January 31, 2009
We've been through a lot, you and I. Almost 35 years of choices, experiences, wisdom, failure, and dreams. You've been beating every day, every second, and carrying my wishes throughout every beat. You've been strong, you've let me down, and you have hurt. I've hurt you. I know I have. You've hurt me too. Neither of us is blameless.
I thought I knew everything about you the first time I fell in love. It was hard, this love thing. Hard work indeed. The fragility of human life resulted in your first break, the promises that I made within you are not ever going to be fulfilled. You split that day. A part of you died and will always be gone, but that doesn't make you any less. It just makes you real.
You showed me someone else though, heart. And you gave me love in a way that I never expected to love in - with complete abandonment. With joyful noise and implicit faith, I love with everything.
The day my children arrived you grew exponentially. Secret hidden chambers opened wide, showing me parts of me that I could never have imagined existing. And corridors, options, areas keep opening as every day passes and every new milestone is hit. A hesitant step forward from my daughter lurches open another alleyway, and that one hallway where I held her in the middle of the night, smelling of milk and soap and cotton, closes. My son figuring out how to deal with a puzzle shines light in a brand new room inside of my heart, one I've never seen. And the days where he fell asleep on my chest several times a day, his thumb in his mouth and his fuzzy hair drifting in an infinite breeze, is gone now.

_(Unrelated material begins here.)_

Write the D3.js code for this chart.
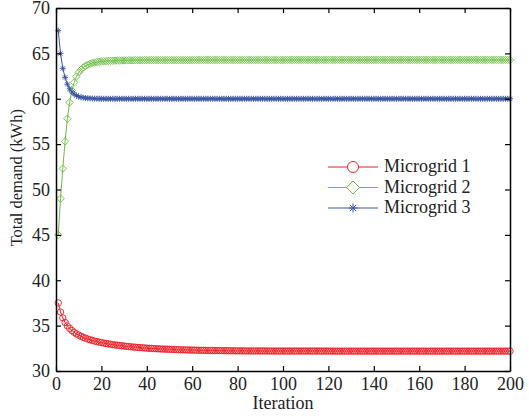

This past week, my heart, you and I realized something new. We learned that you can break still, that you can fall apart and I can fall apart with you. We learned that sometimes there is no room for pride, not when you understand the consequences of what could happen, not when you see what there is to lose. We learned that there are measures you're willing to go through for love, and that there are measures we're both willing to go through in order to save what is so precious to us both. That when silly, light-headed romantic love fades what lies beneath is something infinitely more strong, more wonderful, and more real than you ever whispered to me in the dark when we were young.
This past week, my heart, we went out on a limb and we dropped all pretense. And together we made it work. It was hard exercise but we are better for it. We're both bruised. We're all bruised. But life is decidedly different now, now that we have seen what could happen, now that we have seen what could be. We'd both started taking things for granted. We'd both started to think that the two of us were invincible, when the truth is, we're not. We're strong, we can get through anything, but it doesn't mean we don't come through the other side that much more diminished, that much more raw.
Thank you, heart, for being something that guides me and is there for me, a constant companion through the pain and the joy, through the mistakes and successes.
Everything is beautiful and new when I have you in it.